Federation Of Kerala Associations In North America (FOKANA)
- Abbreviation: FOKANA
- Formation: July 4, 1983
- Type: A Non-profit, Educational, Linguistic and Cultural Organization
- Region served: America
- Official language: Malayalam, English
- President: Dr.Sajimon Antony

= Federation of Kerala Associations in North America =

The Federation Of Kerala Associations In North America (FOKANA) is an umbrella organization formed on July 4, 1983, in New York City to unite all Kerala/Malayali organizations of the American continent. It was during the seventies that many Malayali organizations started to show up all over United States and Canada. Thus, there was a need to unite all these organizations under a single roof. In 1982, under the initiative of Dr. M. Anirudhan, a preliminary meeting was held in Washington D.C., which was chaired by the then Indian Ambassador to United States K.R. Narayanan. This meeting initiated the forming of this organization. Later in 1983, the first Kerala Convention was held in New York city. Personalities like Dr. Syed Muhammaed, the then Indian High Commissioner in London and Mr.
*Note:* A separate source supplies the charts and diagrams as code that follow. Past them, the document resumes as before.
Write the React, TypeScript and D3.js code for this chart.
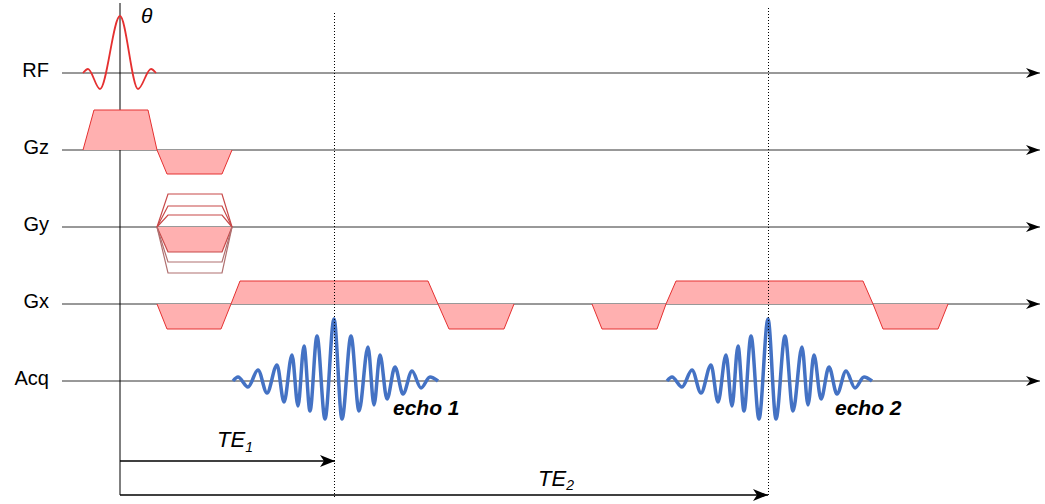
import React from "react";
import * as d3 from "d3";

// Channel rows of the pulse sequence diagram
const channels = ["RF", "Gz", "Gy", "Gx", "Acq"];

// Echo times (time units, RF centre at 0)
const echoTimes = [214, 648];
const echoLabels = ["echo 1", "echo 2"];

// RF sinc pulse: [time, amplitude] extrema
const rfPulse: [number, number][] = [
  [-37, 0], [-32, 4], [-20, -16], [0, 57], [18, -16], [31, 4], [36, 0],
];

// Gradient lobes: [rampStart, flatStart, flatEnd, rampEnd, amplitude]
const gzLobes: [number, number, number, number, number][] = [
  [-37, -26, 28, 37, 40],
  [37, 47, 102, 112, -24],
];
const gxLobes: [number, number, number, number, number][] = [
  [37, 47, 101, 111, -25],
  [111, 120, 308, 318, 23],
  [318, 329, 384, 394, -25],
  [472, 482, 537, 546, -25],
  [546, 556, 743, 753, 23],
  [753, 763, 818, 828, -25],
];

// Phase-encode table timing and step amplitudes
const gyTiming: [number, number, number, number] = [37, 48, 102, 112];
const gySteps = [33, 21, 12, -25, -35, -46];
const gyActiveStep = -25;

// Echo signal: [time offset from echo centre, amplitude] extrema
const echoShape: [number, number][] = [
  [-101, 0], [-96, 4], [-86, -6], [-76, 11], [-67, -12], [-57, 16], [-50, -21],
  [-42, 26], [-36, -25], [-30, 35], [-24, -30], [-17, 45], [-9, -38], [0, 62],
  [8, -38], [17, 45], [25, -30], [34, 34], [40, -24], [46, 26], [53, -18],
  [61, 14], [69, -13], [78, 10], [87, -7], [96, 4], [104, 0],
];

const WIDTH = 1045;
const HEIGHT = 504;
const FONT = "Arial, 'Liberation Sans', sans-serif";

const x = d3.scaleLinear().domain([-58, 922]).range([62, 1042]);
const row = d3.scalePoint<string>().domain(channels).range([73, 381]);

const RED = "#e53030";
const FILL = "#ffb0b0";
const BLUE = "#4472c4";

function lobePath(l: [number, number, number, number, number], base: number) {
  const [t0, t1, t2, t3, a] = l;
  const p = d3.path();
  p.moveTo(x(t0), base);
  p.lineTo(x(t1), base - a);
  p.lineTo(x(t2), base - a);
  p.lineTo(x(t3), base);
  return p.toString();
}

export default function App() {
  const wave = (base: number, shift: number) =>
    d3
      .line<[number, number]>()
      .x((d) => x(d[0] + shift))
      .y((d) => base - d[1])
      .curve(d3.curveMonotoneX);

  const yGz = row("Gz")!;
  const yGy = row("Gy")!;
  const yGx = row("Gx")!;
  const yAcq = row("Acq")!;
  const yRF = row("RF")!;

  const te1Y = 461;
  const te2Y = 495;

  return (
    <svg
      width={WIDTH}
      height={HEIGHT}
      style={{ position: "absolute", left: 0, top: 0, background: "#fff" }}
    >
      <defs>
        <marker id="axisArrow" markerUnits="userSpaceOnUse" markerWidth={14} markerHeight={10} refX={14} refY={5} orient="auto">
          <path d="M0,0 L14,5 L0,10 L4,5 Z" fill="#000" />
        </marker>
        <marker id="teArrow" markerUnits="userSpaceOnUse" markerWidth={15} markerHeight={12} refX={15} refY={6} orient="auto">
          <path d="M0,0 L15,6 L0,12 L4,6 Z" fill="#000" />
        </marker>
      </defs>

      {/* channel time axes */}
      {channels.map((c) => (
        <g key={c}>
          <line x1={x(-58)} x2={x(922) - 2} y1={row(c)} y2={row(c)} stroke="#333" strokeWidth={1} markerEnd="url(#axisArrow)" />
          <text x={49} y={row(c)! + 4} textAnchor="end" fontFamily={FONT} fontSize={20} fill="#000">
            {c}
          </text>
        </g>
      ))}

      {/* RF centre reference */}
      <line x1={x(0)} x2={x(0)} y1={3} y2={te2Y} stroke="#000" strokeWidth={1} />

      {/* slice-select gradient */}
      {gzLobes.map((l, i) => (
        <g key={i}>
          <path d={lobePath(l, yGz) + "Z"} fill={FILL} stroke="none" />
          <path d={lobePath(l, yGz)} fill="none" stroke={RED} strokeWidth={1} />
        </g>
      ))}

      {/* phase-encode table */}
      <path d={lobePath([...gyTiming, gyActiveStep], yGy) + "Z"} fill={FILL} stroke="none" />
      {gySteps.map((a, i) => (
        <path key={i} d={lobePath([...gyTiming, a], yGy)} fill="none" stroke={a < 0 && a !== gyActiveStep ? "#b07070" : "#c84848"} strokeWidth={1.2} />
      ))}

      {/* readout gradient */}
      {gxLobes.map((l, i) => (
        <path key={"f" + i} d={lobePath(l, yGx) + "Z"} fill={FILL} stroke="none" />
      ))}
      {gxLobes.map((l, i) => (
        <path key={"s" + i} d={lobePath(l, yGx)} fill="none" stroke={RED} strokeWidth={1} />
      ))}

      {/* RF excitation */}
      <path d={wave(yRF, 0)(rfPulse)!} fill="none" stroke={RED} strokeWidth={1.8} />
      <text x={141} y={23} fontFamily={FONT} fontSize={21} fontStyle="italic" fill="#000">θ</text>

      {/* echoes */}
      {echoTimes.map((te, i) => (
        <path key={i} d={wave(yAcq, te)(echoShape)!} fill="none" stroke={BLUE} strokeWidth={3.5} strokeLinejoin="round" />
      ))}
      {echoTimes.map((te, i) => (
        <text key={i} x={x(te) + 59 + (i === 1 ? 8 : 0)} y={415} fontFamily={FONT} fontSize={21} fontWeight="bold" fontStyle="italic" fill="#000">
          {echoLabels[i]}
        </text>
      ))}

      {/* echo centre markers */}
      {echoTimes.map((te, i) => (
        <line key={i} x1={x(te) + 0.5} x2={x(te) + 0.5} y1={i === 0 ? 13 : 8} y2={497} stroke="#000" strokeWidth={1} strokeDasharray="1,2" />
      ))}

      {/* echo time arrows */}
      <line x1={x(0)} x2={x(echoTimes[0]) + 1} y1={te1Y} y2={te1Y} stroke="#000" strokeWidth={1.5} markerEnd="url(#teArrow)" />
      <line x1={x(0)} x2={x(echoTimes[1])} y1={te2Y} y2={te2Y} stroke="#000" strokeWidth={1.5} markerEnd="url(#teArrow)" />
      <text x={217} y={447} fontFamily={FONT} fontSize={22} fontStyle="italic" fill="#000">
        TE<tspan fontSize={14} dy={5}>1</tspan>
      </text>
      <text x={538} y={486} fontFamily={FONT} fontSize={22} fontStyle="italic" fill="#000">
        TE<tspan fontSize={14} dy={4}>2</tspan>
      </text>
    </svg>
  );
}
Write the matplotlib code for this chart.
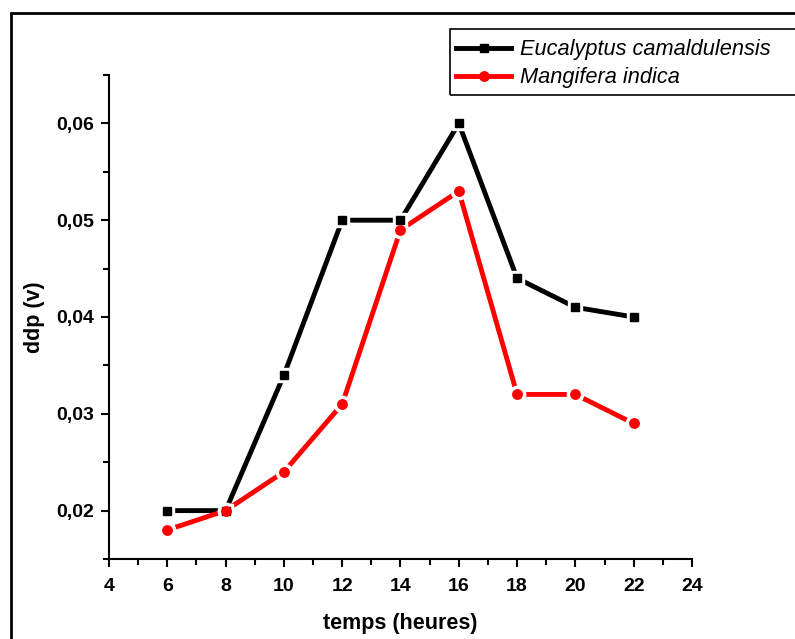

Vayalar Ravi, the then-Home Minister of Kerala attended the convention. This convention, through the active efforts of many prominent Keralites, founded the present organization.
The 2020-22 President is Georgy Varughese. The international convention will be held in Orlando, Fl on July 7–10, 2022.

The current President (2024–2026) is Dr. Sajimon Antony. He was elected along with Sreekumar Unnithan as General Secretary and Joy Chakkappan as Treasurer, under the slogan DreamTeam Dream Projects.